John Horne Tooke, the former Wilkite radical, had joined the Society for Constitutional Information in July 1781, but it was about a decade later that he became particularly active in the society, and he proved to be its dominant personality in its last years. In March and April 1790 he encouraged the society to work with the Revolution Society in backing Henry Flood's moderate motion for parliamentary reform in the House of Commons. On 14 July 1790 Horne Tooke and other members of the Society for Constitutional Information joined hundreds of other reformers at the Crown and Anchor tavern to celebrate the anniversary of the fall of the Bastille and there they proposed the toast to ‘the majesty of the people’. But the society transacted little business in late 1790 and early 1791 until popular radicalism burst upon the scene. In March 1791 the society praised the first volume of Thomas Paine's Rights of Man and helped to disseminate his ideas, while carefully disavowing his republican principles. In 1792 the society distributed hundreds of copies of the second volume, but it decided to reject Paine's offer of £1000 from the proceeds of the sales of his work. It was not, however, until the appearance of the London Corresponding Society and similar popular radical societies in such provincial towns as Norwich, Sheffield, and Manchester that the Society for Constitutional Information came to the fore in the campaign for reform. The society never recruited a large membership like many of these popular societies, though it did enlist the support of such radicals as Joel Barlow, Thomas Cooper, Thomas Holcroft, Joseph Towers, and Stewart Kyd. Its principal role, however, was in providing a political education for these societies and in advising them on how to draw up their rules and regulations. Horne Tooke was virtually the mentor of Thomas Hardy, the first secretary of the London Corresponding Society.

The Society for Constitutional Information became the chief channel of communication between the various popular societies in Britain and also between them and the French revolutionaries.
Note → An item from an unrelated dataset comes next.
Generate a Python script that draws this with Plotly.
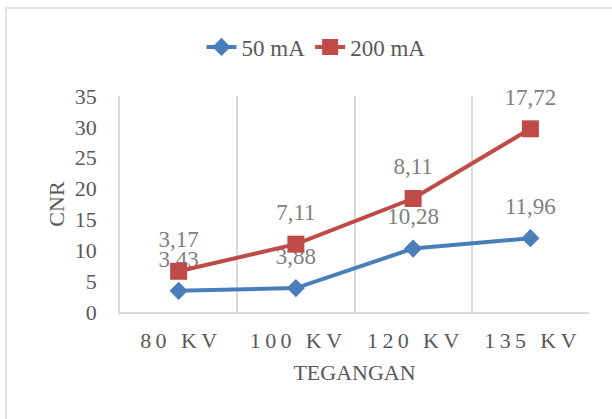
import plotly.graph_objects as go

categories = ["80 KV", "100 KV", "120 KV", "135 KV"]
tick_labels = ["8\u20090\u2009 \u2009K\u2009V", "1\u20090\u20090\u2009 \u2009K\u2009V",
               "1\u20092\u20090\u2009 \u2009K\u2009V", "1\u20093\u20095\u2009 \u2009K\u2009V"]
cnr_50ma = [3.43, 3.88, 10.28, 11.96]
cnr_200ma = [3.17, 7.11, 8.11, 17.72]

W, H = 612, 419
L, R, T, B = 120, W - 589, 96, H - 312
pw, ph = W - L - R, H - T - B

def px(x):
    return (x - L) / pw

def py(y):
    return (H - B - y) / ph

def lab(vals):
    return [f"{v:.2f}".replace(".", ",") for v in vals]

font = "Liberation Serif"
blue, red = "#4a7ebb", "#be4b48"
axis_col, label_col = "#595959", "#808080"

fig = go.Figure()
# data labels (same stacking, invisible larger markers to lift the text)
for name, vals in [("50 mA", cnr_50ma), ("200 mA", cnr_200ma)]:
    fig.add_trace(go.Scatter(
        x=categories, y=vals, stackgroup="labels", fill="none",
        mode="markers+text", text=lab(vals), textposition="top center",
        textfont=dict(family=font, size=23, color=label_col),
        marker=dict(size=28, color="rgba(0,0,0,0)"),
        line=dict(width=0), showlegend=False, hoverinfo="skip",
        cliponaxis=False,
    ))
fig.add_trace(go.Scatter(
    x=categories, y=cnr_50ma, name="50 mA", stackgroup="s", fill="none",
    mode="lines+markers",
    line=dict(color=blue, width=4),
    marker=dict(symbol="diamond", size=14, color=blue),
    hoverinfo="skip", cliponaxis=False,
))
fig.add_trace(go.Scatter(
    x=categories, y=cnr_200ma, name="200 mA", stackgroup="s", fill="none",
    mode="lines+markers",
    line=dict(color=red, width=4),
    marker=dict(symbol="square", size=17, color=red),
    hoverinfo="skip", cliponaxis=False,
))

fig.update_layout(
    width=W, height=H,
    margin=dict(l=L, r=R, t=T, b=B, autoexpand=False),
    paper_bgcolor="white", plot_bgcolor="white",
    font=dict(family=font, size=22, color=axis_col),
    showlegend=True,
    legend=dict(orientation="h", x=px(316), xanchor="center", y=py(47), yanchor="middle",
                font=dict(family=font, size=23, color=axis_col),
                traceorder="normal", bgcolor="rgba(0,0,0,0)"),
    shapes=[dict(type="rect", xref="paper", yref="paper",
                 x0=px(6), x1=px(640), y0=py(440), y1=py(8),
                 line=dict(color="#d9d9d9", width=1.5), layer="below")],
)
fig.update_xaxes(
    type="category", tickvals=categories, ticktext=tick_labels,
    tickson="boundaries", showgrid=True, gridcolor="#d9d9d9", gridwidth=1.5,
    showline=True, linecolor="#d9d9d9", linewidth=1.5, mirror=False,
    ticks="", tickfont=dict(family=font, size=22, color=axis_col),
    ticklabelstandoff=8,
    title=dict(text="TEGANGAN", font=dict(family=font, size=22, color=axis_col), standoff=12),
    range=[-0.5, 3.5], fixedrange=True,
)
fig.update_yaxes(
    range=[0, 35], dtick=5, showgrid=False, zeroline=False,
    showline=True, linecolor="#d9d9d9", linewidth=1.5,
    ticks="", tickfont=dict(family=font, size=22, color=axis_col),
    ticklabelstandoff=17,
    title=dict(text="CNR", font=dict(family=font, size=22, color=axis_col), standoff=4),
    fixedrange=True,
)

fig.write_html("out.html", config={"displayModeBar": False},
               post_script="document.body.style.margin='0';document.body.style.overflow='hidden';")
In late November 1792 two of its members, Joel Barlow and John Frost, delivered the society's fraternal greetings to the French Jacobins and its support for the French National Convention. It also offered the French more practical support by funding the supply of several thousand pairs of shoes for French soldiers resisting the invading armies of Austria and Prussia. Such actions alarmed Pitt's government, which was increasingly concerned by the revolutionary violence in France and the growing threat of war between France and Britain. There was a growing belief in government and parliament that the Society for Constitutional Information was at the centre of a radical conspiracy to subvert the British constitution. These fears were understandable in the heated political atmosphere of the day, but they were not really justified. Horne Tooke, the dominant voice in the society, believed strongly in the need for parliamentary reform, but he never sought to destroy the balanced constitution of king, Lords, and Commons, and he never advocated violent revolution. The society's address in December 1792 disclaimed ‘the idea of wishing to effect a change in the present system of things, by violence and public commotion’ (Veitch, 279). Nevertheless, in the political climate of 1793–4 the society acted in such a fashion that it played into the hands of the alarmed government and fearful parliamentary majority.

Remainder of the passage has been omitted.